Signed-off-by: Sebastian Andrzej Siewior <[email protected]>
Reviewed-by: Waiman Long <[email protected]>
---
Repost of
https://lkml.kernel.org/r/[email protected]

include/linux/local_lock_internal.h | 6 +++---
1 file changed, 3 insertions(+), 3 deletions(-)
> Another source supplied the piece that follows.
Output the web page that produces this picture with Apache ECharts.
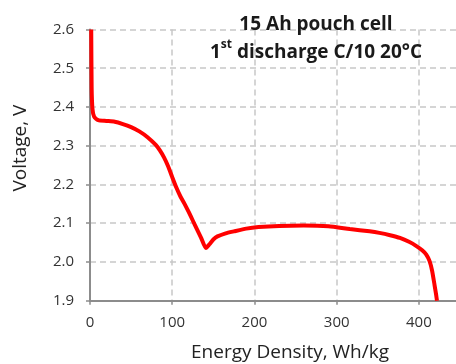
<!DOCTYPE html>
<html>
<head>
<meta charset="utf-8">
<script src="https://cdn.jsdelivr.net/npm/echarts@6/dist/echarts.min.js"></script>
<style>
  html, body { margin: 0; padding: 0; background: #fff; }
  #chart { width: 456px; height: 364px; }
</style>
</head>
<body>
<div id="chart"></div>
<script>
// energy density (Wh/kg) and voltage (V)
var energy = [1.5, 2, 3, 5, 10, 20, 30, 40, 50, 60, 70, 80, 85, 90, 95, 100, 105, 110, 115, 120, 125, 130, 135, 141, 145, 150, 155, 165, 175, 190, 205, 230, 260, 290, 316, 340, 352, 365, 377, 388, 397, 404, 409, 413, 416, 419, 421, 422];
var voltage = [2.6, 2.45, 2.395, 2.375, 2.366, 2.364, 2.362, 2.356, 2.348, 2.337, 2.322, 2.302, 2.288, 2.27, 2.247, 2.219, 2.192, 2.169, 2.15, 2.129, 2.107, 2.085, 2.063, 2.036, 2.045, 2.058, 2.066, 2.074, 2.079, 2.086, 2.09, 2.093, 2.094, 2.092, 2.085, 2.079, 2.075, 2.069, 2.062, 2.052, 2.041, 2.03, 2.019, 2.002, 1.978, 1.941, 1.915, 1.9];

var titleLine1 = '15 Ah pouch cell'
var titleLine2 = ['1', 'st', ' discharge C/10 20°C']

var font = 'Open Sans'

var data = energy.map(function (e, i) {
  return [e, voltage[i]]
})

var option = {
  animation: false,
  title: {
    text: '{b|' + titleLine1 + '}\n{b|' + titleLine2[0] + '}{sup|' + titleLine2[1] + '}{b|' + titleLine2[2] + '}',
    left: 311,
    top: 6,
    textAlign: 'center',
    textStyle: {
      rich: {
        b: { fontFamily: font, fontWeight: 'bold', fontSize: 19, color: '#1a1a1a', lineHeight: 28 },
        sup: { fontFamily: font, fontWeight: 'bold', fontSize: 12, color: '#1a1a1a', verticalAlign: 'top', lineHeight: 28, padding: [0, 0, 7, 0] }
      }
    }
  },
  grid: {
    left: 90,
    right: -4,
    top: 29.5,
    bottom: 63.3,
    outerBoundsMode: 'none'
  },
  xAxis: {
    type: 'value',
    min: 0,
    max: 450,
    interval: 100,
    name: 'Energy Density, Wh/kg',
    nameLocation: 'middle',
    nameGap: 42,
    nameTextStyle: { fontFamily: font, fontSize: 19, color: '#222', padding: [0, 0, 0, 30] },
    axisLine: { show: true, lineStyle: { color: '#8c8c8c', width: 2 } },
    axisTick: { show: true, length: 4, lineStyle: { color: '#8c8c8c', width: 1.5 } },
    axisLabel: { fontFamily: font, fontSize: 15, color: '#333', margin: 15, showMaxLabel: false },
    splitLine: { show: true, lineStyle: { color: '#c8c8c8', width: 1.5, type: [6, 4] } }
  },
  yAxis: {
    type: 'value',
    min: 1.9,
    max: 2.6,
    interval: 0.1,
    name: 'Voltage, V',
    nameLocation: 'middle',
    nameGap: 60,
    nameTextStyle: { fontFamily: font, fontSize: 19, color: '#222', padding: [0, 0, 0, 34] },
    axisLine: { show: true, lineStyle: { color: '#8c8c8c', width: 2 } },
    axisTick: { show: true, length: 4, lineStyle: { color: '#8c8c8c', width: 1.5 } },
    axisLabel: {
      fontFamily: font, fontSize: 15, color: '#333', margin: 16,
      formatter: function (v) { return v.toFixed(1) }
    },
    splitLine: { show: true, lineStyle: { color: '#c8c8c8', width: 1.5, type: [6, 4] } }
  },
  series: [{
    type: 'line',
    data: data,
    showSymbol: false,
    smooth: 0.2,
    clip: true,
    lineStyle: { color: '#ff0000', width: 4 }
  }]
}

var myChart = echarts.init(document.getElementById('chart'), null, { renderer: 'canvas' })
myChart.setOption(option)
</script>
</body>
</html>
--- a/include/linux/local_lock_internal.h
+++ b/include/linux/local_lock_internal.h
@@ -44,9 +44,9 @@ static inline void local_lock_debug_init
}
#else /* CONFIG_DEBUG_LOCK_ALLOC */
# define LOCAL_LOCK_DEBUG_INIT(lockname)
-static inline void local_lock_acquire(local_lock_t *l) { }
-static inline void local_lock_release(local_lock_t *l) { }
-static inline void local_lock_debug_init(local_lock_t *l) { }
+# define local_lock_acquire(__ll) do { typecheck(local_lock_t *, __ll); } while (0)
+# define local_lock_release(__ll) do { typecheck(local_lock_t *, __ll); } while (0)
+# define local_lock_debug_init(__ll) do { typecheck(local_lock_t *, __ll); } while (0)
#endif /* !CONFIG_DEBUG_LOCK_ALLOC */

#define INIT_LOCAL_LOCK(lockname) { LOCAL_LOCK_DEBUG_INIT(lockname) }


2022-02-09 23:20:49

by Davidlohr Bueso

[permalink] [raw]
Subject: Re: [PATCH REPOST] locking/local_lock: Make the empty local_lock_*() function a macro.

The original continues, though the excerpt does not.